6 thoughts on “Slimy Lawyering?”
  1. That could backfire on them as the majority of ‘studies’ supporting gun control are funded by anti-gun groups and written by long time anti-gun advocates.

  2. Apart from concerns regarding confidentiality of survey respondents, this could take months to assemble. I hope the university has a policy and a team to help handle demands like this. (For one thing, who pays for it getting done? The grants are likely expired. And what are the university’s policies on retaining and safeguarding personal information obtained during studies like this?)
    .
    I realize the Washholes want to discredit and damage him as much as possible to discourage others publishing similar conclusions. But, seriously, anyone want to bet that just PSA’s sales of AR-15 style rifles and lowers, alone, don’t exceed 200k units?

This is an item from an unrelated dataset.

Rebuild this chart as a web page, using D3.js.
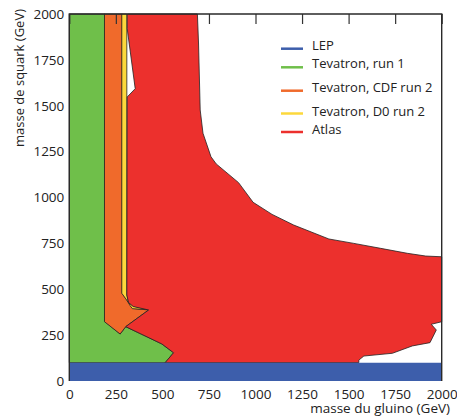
<!DOCTYPE html>
<html>
<head>
<meta charset="utf-8">
<script src="https://cdn.jsdelivr.net/npm/d3@7"></script>
<style>
body { margin: 0; background: #fff; }
svg { display: block; }
.axis text { font-family: "Open Sans", sans-serif; font-size: 13.5px; fill: #222; }
</style>
</head>
<body>
<svg id="chart" width="457" height="417"></svg>
<script>
// exclusion regions, [gluino mass, squark mass] in GeV
var lepPts = [[0,0],[2000,0],[2000,100],[0,100]];
var run1Pts = [[0,100],[0,2000],[192,2000],[192,323],[273,256],[303,296],[497,202],[560,154],[515,100]];
var cdfPts = [[189,2000],[284,2000],[284,478],[309,441],[327,414],[339,396],[426,387],[303,296],[273,256],[189,323]];
var d0Pts = [[282,2000],[309,2000],[309,469],[318,428],[343,408],[426,389],[339,394],[327,410],[309,440],[282,478]];
var atlasPts = [[311,2000],[688,2000],[694,1842],[703,1477],[718,1350],[761,1222],[789,1183],[909,1081],
  [987,974],[1089,908],[1205,850],[1394,774],[1528,750],[1672,723],[1815,696],[1914,681],[2000,677],
  [2000,323],[1944,309],[1971,278],[1937,209],[1842,191],[1735,151],[1582,136],[1555,114],[1555,100],
  [515,100],[560,154],[497,202],[303,296],[426,387],[343,406],[318,428],[309,469],[311,1548],[354,1593],[311,1920]];

var xTicks = [0,250,500,750,1000,1250,1500,1750,2000];
var yTicks = [0,250,500,750,1000,1250,1500,1750,2000];
var legendLabels = ["LEP","Tevatron, run 1","Tevatron, CDF run 2","Tevatron, D0 run 2","Atlas"];
var legendColors = ["#3d5eab","#6fbf4a","#f06a2b","#fcd83c","#ec302d"];

var svg = d3.select("#chart");

var x = d3.scaleLinear().domain([0,2000]).range([69.3,441.7]);
var y = d3.scaleLinear().domain([0,2000]).range([381,14]);

var line = d3.line()
  .x(function(d) { return x(d[0]); })
  .y(function(d) { return y(d[1]); });

function region(pts, color) {
  svg.append("path")
    .attr("d", line(pts) + "Z")
    .attr("fill", color)
    .attr("stroke", "#222")
    .attr("stroke-width", 0.8)
    .attr("stroke-linejoin", "round");
}

region(run1Pts, legendColors[1]);
region(cdfPts, legendColors[2]);
region(d0Pts, legendColors[3]);

// top ticks point inside the frame
svg.append("g")
  .attr("class", "axis")
  .attr("transform", "translate(0," + y(2000) + ")")
  .call(d3.axisTop(x).tickValues(xTicks).tickSizeInner(-10).tickSizeOuter(0).tickFormat(""))
  .call(function(g) { g.selectAll(".tick line").attr("stroke", "#333").attr("stroke-width", 1.2); g.select(".domain").remove(); });

region(atlasPts, legendColors[4]);

svg.append("path")
  .attr("d", line(lepPts) + "Z")
  .attr("fill", legendColors[0]);

// frame
svg.append("path")
  .attr("d", "M" + x(0) + "," + y(0) + "V" + y(2000) + "H" + x(2000) + "V" + y(0))
  .attr("fill", "none")
  .attr("stroke", "#2a2a2a")
  .attr("stroke-width", 1.4);

svg.append("g")
  .attr("class", "axis")
  .attr("transform", "translate(0," + y(0) + ")")
  .call(d3.axisBottom(x).tickValues(xTicks).tickFormat(d3.format("d")).tickSize(0).tickPadding(8))
  .call(function(g) { g.select(".domain").remove(); });

svg.append("g")
  .attr("class", "axis")
  .attr("transform", "translate(" + x(0) + ",0)")
  .call(d3.axisLeft(y).tickValues(yTicks).tickFormat(d3.format("d")).tickSize(0).tickPadding(5))
  .call(function(g) { g.select(".domain").remove(); });

svg.append("text")
  .attr("transform", "translate(24,9) rotate(-90)")
  .attr("text-anchor", "end")
  .attr("font-family", "Open Sans, sans-serif")
  .attr("font-size", 13)
  .attr("fill", "#222")
  .text("masse de squark (GeV)");

svg.append("text")
  .attr("x", 450)
  .attr("y", 413)
  .attr("text-anchor", "end")
  .attr("font-family", "Open Sans, sans-serif")
  .attr("font-size", 13.5)
  .attr("fill", "#222")
  .text("masse du gluino (GeV)");

// legend
var legY = [48.7, 67.3, 90.7, 113.5, 132];
var legend = svg.append("g")
  .selectAll("g")
  .data(legendLabels)
  .enter().append("g")
  .attr("transform", function(d, i) { return "translate(281," + legY[i] + ")"; });

legend.append("line")
  .attr("x1", 0)
  .attr("x2", 22)
  .attr("stroke", function(d, i) { return legendColors[i]; })
  .attr("stroke-width", 2.5);

legend.append("text")
  .attr("x", 31)
  .attr("y", function(d, i) { return i == 3 ? -2.5 : (i == 4 ? -3 : -3.5); })
  .attr("dy", "0.35em")
  .attr("font-family", "Open Sans, sans-serif")
  .attr("font-size", 13)
  .attr("fill", "#222")
  .text(function(d) { return d; });
</script>
</body>
</html>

The 24M figure would need to be off on the high side by more than two orders of magnitude to make a difference in outcome re “common use.” Even astronomers would consider that wrong.

  3. Bob Ferguson (AKA Side Show Bob, or Bob The Weasel™,) wants to be the next Governor of The Peoples Repubelick of Pugetopia. (I define Pugetopia as a zone containing the area bounded by an imaginary line drawn on a map that is about 25 miles inland from the high tide mark around Puget Sound. The rest of the State is relatively sane, with the exception of places like Spokane.)

    He’s also running scared because he has a ‘magazine’ case against a gun shop in Cowlitz County, and unlike all the previous Washington State 2nd Amendment lawsuits that were filed in Eastern Washington, he was NOT able to get it moved to the much more socialist court system in Thurston County.

    William Kirk of Washington Gun Law explains:
    https://www.youtube.com/watch?v=GQ0nmzUt5D4&t=28s

    and

    https://jimwalsh.houserepublicans.wa.gov/2023/09/13/rep-jim-walsh-issues-statement-on-lawsuit-filed-by-attorney-general-against-kelso-gun-dealer/

    Just for a glimpse of what type of character Side Show Bob has, take a look at a report by Jason Rantz in Seattle regarding Bobbie trying to basically BUY votes using money from a class action suit payout:
    https://mynorthwest.com/3944727/rantz-ag-bob-ferguson-sent-taxpayer-funded-bribes-dead-people/

    In short, he’s a real piece of work.

    And it raises a question, is this subpoena even LEGAL?

  4. I just spent 20 minutes doing a bit of research and posting a reply here, and it went ‘poof’!

    Did it get caught by the filters, or just went into the Firefox Bit Bucket Void?

  5. The state seems to impugn and negate the study in an effort to keep it from being considered by the court.
    This isn’t complicated. The state, meaning the communists who infest the state, want us disarmed. And
    ANY tactic, legal or otherwise that serves that agenda is acceptable and will be used.